Edwards remembered that "in the days I grew up in Willows there was a 'Coat Culture' ... The first 'fad' coat I remember was a Teddy Bear coat." Then came "car coats" and "sweater coats."

One must not forget the tea parties. "I was about 5 when Grandmother decided it was time for me to have my first tea party. Grandmother led me to the big walk-in closet and let me dress up with clothes pulled from her old leather trunk. ... When I was dressed Grandmother applied rouge to my cheeks and I took my place at the table. ... In their places were my brown curly-haired bear with only one eye, Topsy-Turvy, and my baby doll in her best party dress." Edwards connects that tea party with the one given her many years later by her daughter and granddaughter. "After tea I opened gifts. ... When I opened a Nancy Ann Doll I couldn't stop the tears. My treasured doll collection ... was destroyed in an earthquake and I had never stopped dreaming of owning another." This was a bittersweet memory, for there was another kind of earthquake just ahead: The dream-come-true tea party was held September 8, 2001.
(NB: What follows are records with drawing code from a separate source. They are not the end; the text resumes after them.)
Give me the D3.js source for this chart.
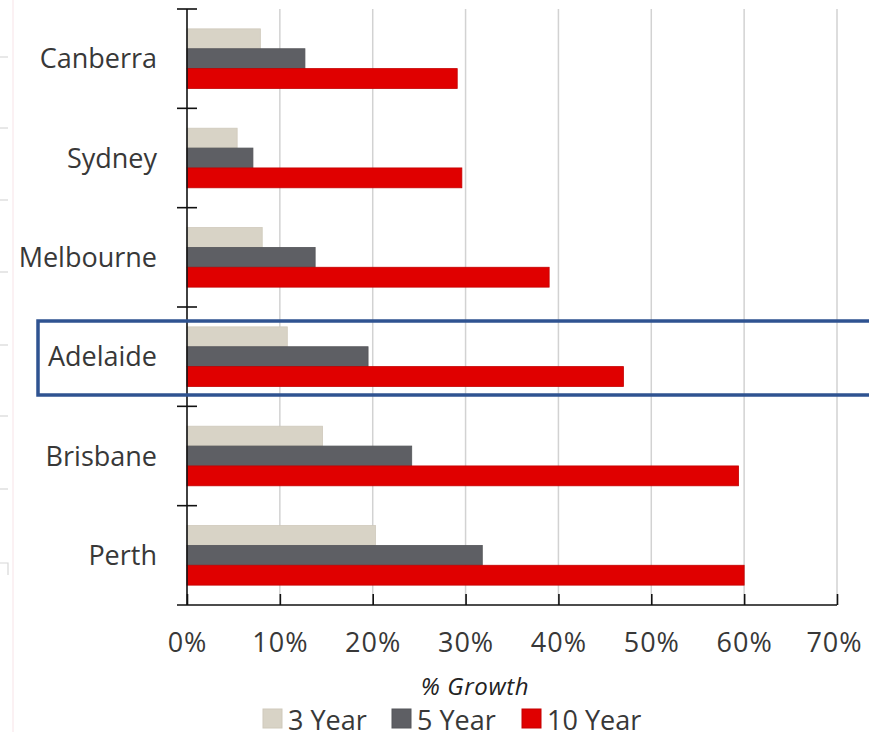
<!DOCTYPE html>
<html>
<head>
<meta charset="utf-8">
<script src="https://cdn.jsdelivr.net/npm/d3@7"></script>
<style>
  html, body { margin: 0; padding: 0; background: #fff; }
  svg { display: block; }
  .cat-label { font-family: "Open Sans", sans-serif; font-size: 27px; fill: #383838; }
  .tick-label { font-family: "Open Sans", sans-serif; font-size: 27px; letter-spacing: 1px; fill: #383838; }
  .axis-title { font-family: "Open Sans", sans-serif; font-size: 24px; letter-spacing: 0.6px; font-style: italic; fill: #222; }
  .legend-label { font-family: "Open Sans", sans-serif; font-size: 27px; fill: #383838; }
</style>
</head>
<body>
<div id="chart"></div>
<script>
// Chart values
const cities = ["Canberra", "Sydney", "Melbourne", "Adelaide", "Brisbane", "Perth"];
const seriesNames = ["3 Year", "5 Year", "10 Year"];
const threeYear = [7.9, 5.4, 8.1, 10.8, 14.6, 20.3];
const fiveYear = [12.7, 7.1, 13.8, 19.5, 24.2, 31.8];
const tenYear = [29.1, 29.6, 39.0, 47.0, 59.4, 60.0];
const xTicks = [0, 10, 20, 30, 40, 50, 60, 70];
const highlighted = "Adelaide";

const seriesColors = ["#d8d3c6", "#5e5f64", "#e00000"];
const seriesStroke = ["#cfc9bb", "#55565a", "#c40000"];

const width = 869, height = 732;
const margin = { top: 9, right: 32, bottom: 127, left: 187 };
const innerWidth = width - margin.left - margin.right;
const innerHeight = height - margin.top - margin.bottom;

const rows = cities.map((c, i) => ({
  city: c,
  values: [threeYear[i], fiveYear[i], tenYear[i]]
}));

const svg = d3.select("#chart").append("svg")
  .attr("width", width)
  .attr("height", height);

// faint crop marks left over along the left edge of the source image
const edge = svg.append("g");
edge.append("line").attr("x1", 13).attr("x2", 13).attr("y1", 0).attr("y2", height)
  .attr("stroke", "#fbf1f3").attr("stroke-width", 2);
[57, 128, 200, 272, 345, 416, 489].forEach((y) => {
  edge.append("line").attr("x1", 0).attr("x2", 8).attr("y1", y).attr("y2", y)
    .attr("stroke", "#d8d8d8").attr("stroke-width", 1.2);
});
edge.append("path").attr("d", "M0,563H8V575").attr("fill", "none")
  .attr("stroke", "#d8d8d8").attr("stroke-width", 1.2);

const plot = svg.append("g").attr("transform", `translate(${margin.left},${margin.top})`);

const x = d3.scaleLinear().domain([0, 70]).range([0, innerWidth]);
const y = d3.scaleBand().domain(cities).range([0, innerHeight]).padding(0);
const ySub = d3.scaleBand().domain(d3.range(seriesNames.length))
  .range([y.bandwidth() * 0.2, y.bandwidth() * 0.8]).padding(0);

// vertical gridlines
plot.append("g")
  .selectAll("line")
  .data(xTicks.filter((d) => d > 0))
  .join("line")
  .attr("x1", (d) => x(d)).attr("x2", (d) => x(d))
  .attr("y1", 0).attr("y2", innerHeight)
  .attr("stroke", "#d2d2d2").attr("stroke-width", 1.5);

// bars
const groups = plot.append("g")
  .selectAll("g")
  .data(rows)
  .join("g")
  .attr("transform", (d) => `translate(0,${y(d.city)})`);

groups.selectAll("rect")
  .data((d) => d.values.map((v, i) => ({ v, i })))
  .join("rect")
  .attr("x", x(0))
  .attr("y", (d) => ySub(d.i))
  .attr("width", (d) => x(d.v) - x(0))
  .attr("height", ySub.bandwidth())
  .attr("fill", (d) => seriesColors[d.i])
  .attr("stroke", (d) => seriesStroke[d.i])
  .attr("stroke-width", 0.8);

// x axis: ticks pointing up into the plot
const xAxis = plot.append("g")
  .attr("transform", `translate(0,${innerHeight})`)
  .call(d3.axisBottom(x).tickValues(xTicks).tickSize(-11).tickFormat((d) => d + "%").tickPadding(28));
xAxis.select(".domain").remove();
xAxis.append("line").attr("x1", -10).attr("x2", innerWidth).attr("y1", 0).attr("y2", 0)
  .attr("stroke", "#111").attr("stroke-width", 1.6);
xAxis.selectAll(".tick line").attr("stroke", "#111").attr("stroke-width", 1.6);
xAxis.selectAll(".tick text").attr("class", "tick-label").attr("fill", null);
xAxis.selectAll(".tick").filter((d) => d === 70).select("text").attr("dx", -3);

// y axis: ticks at band boundaries crossing the axis line
const yAxis = plot.append("g");
yAxis.append("line").attr("x1", 0).attr("x2", 0).attr("y1", 0).attr("y2", innerHeight)
  .attr("stroke", "#111").attr("stroke-width", 1.6);
yAxis.selectAll("line.bound")
  .data(cities.map((c) => y(c)))
  .join("line")
  .attr("class", "bound")
  .attr("x1", -10).attr("x2", 10)
  .attr("y1", (d) => d).attr("y2", (d) => d)
  .attr("stroke", "#111").attr("stroke-width", 1.6);

yAxis.selectAll("text")
  .data(cities)
  .join("text")
  .attr("class", "cat-label")
  .attr("x", -30)
  .attr("y", (d) => y(d) + y.bandwidth() / 2 - 1)
  .attr("text-anchor", "end")
  .attr("dominant-baseline", "central")
  .text((d) => d);

// highlight box around one city
svg.append("rect")
  .attr("x", 38)
  .attr("y", margin.top + y(highlighted) + 14)
  .attr("width", width)
  .attr("height", 74)
  .attr("fill", "none")
  .attr("stroke", "#2f5391")
  .attr("stroke-width", 3.5);

// axis title
svg.append("text")
  .attr("class", "axis-title")
  .attr("x", 475)
  .attr("y", 695)
  .attr("text-anchor", "middle")
  .text("% Growth");

// legend
const legendX = [263, 392, 522];
const legend = svg.append("g")
  .selectAll("g")
  .data(seriesNames)
  .join("g")
  .attr("transform", (d, i) => `translate(${legendX[i]},709)`);
legend.append("rect")
  .attr("width", 19).attr("height", 19)
  .attr("fill", (d, i) => seriesColors[i])
  .attr("stroke", (d, i) => seriesStroke[i]);
legend.append("text")
  .attr("class", "legend-label")
  .attr("x", 25)
  .attr("y", 10)
  .attr("dominant-baseline", "central")
  .text((d) => d);
</script>
</body>
</html>
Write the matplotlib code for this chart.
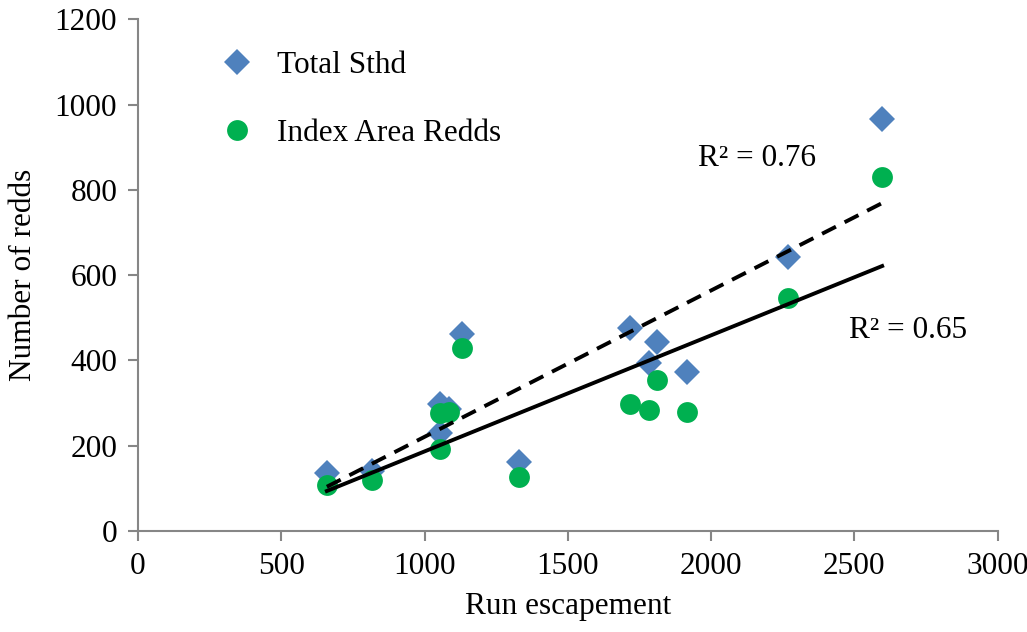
import numpy as np
import matplotlib.pyplot as plt

# values
run_esc = [659, 818, 1055, 1087, 1055, 1130, 1328, 1717, 1784, 1812, 1917, 2268, 2597]
total_sthd = [137, 140, 298, 286, 229, 462, 163, 477, 393, 444, 372, 643, 966]
index_redds = [107, 120, 192, 279, 276, 429, 126, 297, 285, 355, 280, 547, 830]
r2_labels = ['R² = 0.76', 'R² = 0.65']

plt.rcParams['font.family'] = ['Liberation Serif', 'DejaVu Serif']
fs = 22.5

fig = plt.figure(figsize=(10.27, 6.32), dpi=100)
ax = fig.add_axes([0.1344, 0.1598, 0.837, 0.8094])

ax.plot(run_esc, total_sthd, 'D', color='#4F81BD', ms=13, mew=0, label='Total Sthd', zorder=3)
ax.plot(run_esc, index_redds, 'o', color='#00B050', ms=15, mew=0, label='Index Area Redds', zorder=3)

# linear trendlines
xs = np.array([min(run_esc), max(run_esc)])
p1 = np.polyfit(run_esc, total_sthd, 1)
p2 = np.polyfit(run_esc, index_redds, 1)
ax.plot(xs, np.polyval(p1, xs), color='black', lw=2.8, ls=(0, (4, 2.5)), zorder=4)
ax.plot(xs, np.polyval(p2, xs), color='black', lw=2.8, zorder=4)

ax.text(1956, 875, r2_labels[0], fontsize=fs, va='center')
ax.text(2480, 471, r2_labels[1], fontsize=fs, va='center')

ax.set_xlim(0, 3000)
ax.set_ylim(0, 1200)
ax.set_xticks(range(0, 3001, 500))
ax.set_yticks(range(0, 1201, 200))
ax.tick_params(labelsize=fs, colors='black', length=7, width=1.5, direction='out', pad=8)
ax.tick_params(axis='both', color='#868686')
for s in ['top', 'right']:
    ax.spines[s].set_visible(False)
for s in ['left', 'bottom']:
    ax.spines[s].set_color('#868686')
    ax.spines[s].set_linewidth(1.5)

ax.set_xlabel('Run escapement', fontsize=fs, labelpad=8)
ax.set_ylabel('Number of redds', fontsize=fs, labelpad=12)

ax.legend(loc='upper left', bbox_to_anchor=(0.053, 0.993), frameon=False, fontsize=fs,
          labelspacing=1.25, handletextpad=0.5, handlelength=1.6)

fig.savefig('out.png', dpi=100)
Edwards' writing is mixed with joy and loss. Her heart was broken when, after a three-year run, "As I Remember" was terminated for budget reasons. Yet there would be more to come: another newspaper, and another set of columns, and the loss of her father and her husband.

For now, it's enough to cite a line from one of her Father's Day celebration stories: "Memories keep us from unraveling -- but it doesn't hurt to have a little peach ice cream along the way."